Lat.: Motacilla flava flava, Dr.: Geel bouwmannegie
Broedvogel in Drenthe waarvan de hoogste dichtheden van Nederland worden bereikt in de akkerbouwgebieden op de zeeklei en in de Drents-Groningse Veenkoloniën. In deze bolwerken kan de soort zich goed handhaven terwijl zij terugloopt in de overige akkerbouwgebieden en uit de monotone zwaar bemeste en verdroogde graslanden vrijwel is verdwenen.

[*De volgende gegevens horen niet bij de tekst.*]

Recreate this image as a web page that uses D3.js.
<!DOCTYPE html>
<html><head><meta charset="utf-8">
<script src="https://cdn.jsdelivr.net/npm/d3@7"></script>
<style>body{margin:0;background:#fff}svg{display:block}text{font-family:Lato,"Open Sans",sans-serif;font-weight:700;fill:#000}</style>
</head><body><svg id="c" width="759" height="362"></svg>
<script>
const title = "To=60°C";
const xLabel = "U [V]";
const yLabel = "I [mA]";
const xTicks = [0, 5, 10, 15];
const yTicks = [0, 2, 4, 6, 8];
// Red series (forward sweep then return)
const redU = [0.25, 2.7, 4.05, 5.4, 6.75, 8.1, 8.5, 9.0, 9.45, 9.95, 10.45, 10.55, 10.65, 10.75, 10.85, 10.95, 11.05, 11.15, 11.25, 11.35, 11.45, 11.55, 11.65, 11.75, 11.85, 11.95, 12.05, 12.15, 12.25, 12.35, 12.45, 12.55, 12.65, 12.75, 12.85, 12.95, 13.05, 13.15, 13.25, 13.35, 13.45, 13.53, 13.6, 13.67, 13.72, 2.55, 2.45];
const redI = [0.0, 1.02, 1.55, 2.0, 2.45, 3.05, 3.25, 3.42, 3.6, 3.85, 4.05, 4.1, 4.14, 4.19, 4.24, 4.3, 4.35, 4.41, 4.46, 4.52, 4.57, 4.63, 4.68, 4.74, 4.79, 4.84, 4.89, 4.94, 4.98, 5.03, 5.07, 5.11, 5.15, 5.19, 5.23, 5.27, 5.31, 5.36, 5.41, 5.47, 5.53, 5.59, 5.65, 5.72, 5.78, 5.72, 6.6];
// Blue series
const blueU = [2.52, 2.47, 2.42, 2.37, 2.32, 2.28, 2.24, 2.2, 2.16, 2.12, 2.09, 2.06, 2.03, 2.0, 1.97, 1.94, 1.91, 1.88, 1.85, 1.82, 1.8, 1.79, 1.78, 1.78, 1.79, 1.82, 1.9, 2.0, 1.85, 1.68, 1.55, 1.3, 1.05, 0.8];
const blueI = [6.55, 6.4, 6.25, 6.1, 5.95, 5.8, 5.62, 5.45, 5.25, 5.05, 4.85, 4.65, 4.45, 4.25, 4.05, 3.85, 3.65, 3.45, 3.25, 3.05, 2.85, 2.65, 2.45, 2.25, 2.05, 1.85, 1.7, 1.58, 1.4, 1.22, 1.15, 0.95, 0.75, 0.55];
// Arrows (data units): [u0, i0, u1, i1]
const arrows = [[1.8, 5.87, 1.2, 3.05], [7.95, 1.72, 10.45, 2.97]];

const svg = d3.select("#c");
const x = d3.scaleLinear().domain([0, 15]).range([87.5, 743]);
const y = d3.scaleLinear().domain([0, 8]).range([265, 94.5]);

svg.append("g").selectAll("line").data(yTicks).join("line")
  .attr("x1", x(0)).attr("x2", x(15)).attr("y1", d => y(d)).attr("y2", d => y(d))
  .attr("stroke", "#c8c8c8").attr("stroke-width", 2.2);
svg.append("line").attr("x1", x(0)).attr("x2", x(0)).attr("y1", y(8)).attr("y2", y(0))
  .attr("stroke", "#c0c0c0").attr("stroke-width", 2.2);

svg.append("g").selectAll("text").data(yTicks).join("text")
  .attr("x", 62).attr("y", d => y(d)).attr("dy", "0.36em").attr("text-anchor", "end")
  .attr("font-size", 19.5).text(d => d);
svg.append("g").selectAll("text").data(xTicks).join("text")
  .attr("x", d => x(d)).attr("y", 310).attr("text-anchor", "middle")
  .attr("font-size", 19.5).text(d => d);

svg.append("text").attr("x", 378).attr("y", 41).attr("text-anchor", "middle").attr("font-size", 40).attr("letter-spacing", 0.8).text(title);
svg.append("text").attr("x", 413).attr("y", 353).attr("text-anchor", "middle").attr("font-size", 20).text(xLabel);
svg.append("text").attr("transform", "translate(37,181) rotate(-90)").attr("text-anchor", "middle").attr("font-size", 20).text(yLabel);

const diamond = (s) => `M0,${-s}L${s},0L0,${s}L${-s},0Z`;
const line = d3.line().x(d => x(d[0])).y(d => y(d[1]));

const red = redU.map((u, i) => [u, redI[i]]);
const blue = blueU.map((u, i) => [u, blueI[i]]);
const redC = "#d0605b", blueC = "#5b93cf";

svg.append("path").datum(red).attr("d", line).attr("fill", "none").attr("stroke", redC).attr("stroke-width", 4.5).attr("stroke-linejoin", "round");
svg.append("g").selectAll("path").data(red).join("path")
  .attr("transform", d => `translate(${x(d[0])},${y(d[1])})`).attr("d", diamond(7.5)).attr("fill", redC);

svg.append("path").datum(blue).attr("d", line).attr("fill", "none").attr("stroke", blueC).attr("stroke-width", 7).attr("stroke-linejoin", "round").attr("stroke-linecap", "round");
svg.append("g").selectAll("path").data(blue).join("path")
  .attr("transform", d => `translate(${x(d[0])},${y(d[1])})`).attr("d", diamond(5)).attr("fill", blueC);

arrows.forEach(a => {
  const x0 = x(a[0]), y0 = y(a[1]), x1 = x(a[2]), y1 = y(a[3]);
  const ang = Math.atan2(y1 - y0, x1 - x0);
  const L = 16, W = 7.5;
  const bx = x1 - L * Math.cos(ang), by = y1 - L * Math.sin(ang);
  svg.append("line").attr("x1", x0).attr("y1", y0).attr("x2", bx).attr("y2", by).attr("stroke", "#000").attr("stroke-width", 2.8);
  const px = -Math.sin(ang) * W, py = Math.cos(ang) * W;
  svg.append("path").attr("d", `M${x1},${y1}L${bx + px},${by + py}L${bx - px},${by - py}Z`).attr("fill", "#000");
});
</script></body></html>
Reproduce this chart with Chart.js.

Volgens Pellinkhof (verrichtte tussen 1913 en 1919 vele waarnemingen in de omgeving van Meppel en Havelte en publiceerde in 1921 in Ardea het artikel 'Vogels van Meppel en omgeving') was de Gele kwikstaart in het begin van de 20e eeuw bij Meppel een zeer talrijke broedvogel, talrijker dan de Witte kwikstaart. De soort broedde daar in kruidenrijke hooilanden. Ook op de essen is de gele kwikstaart zeldzaam geworden. Oorzaken moeten worden gezocht in het omzetten van veel esgrond in grasland, het verdwijnen van een kleinschalige afwisseling in landbouwgewassen en de opkomst van de maïsteelt. Als trekvogel komt de Gele kwikstaart, zowel in voor- als najaar, in groepjes tot vijf exemplaren voor in heel Drenthe. Totaal 1500 tot 2000 exemplaren.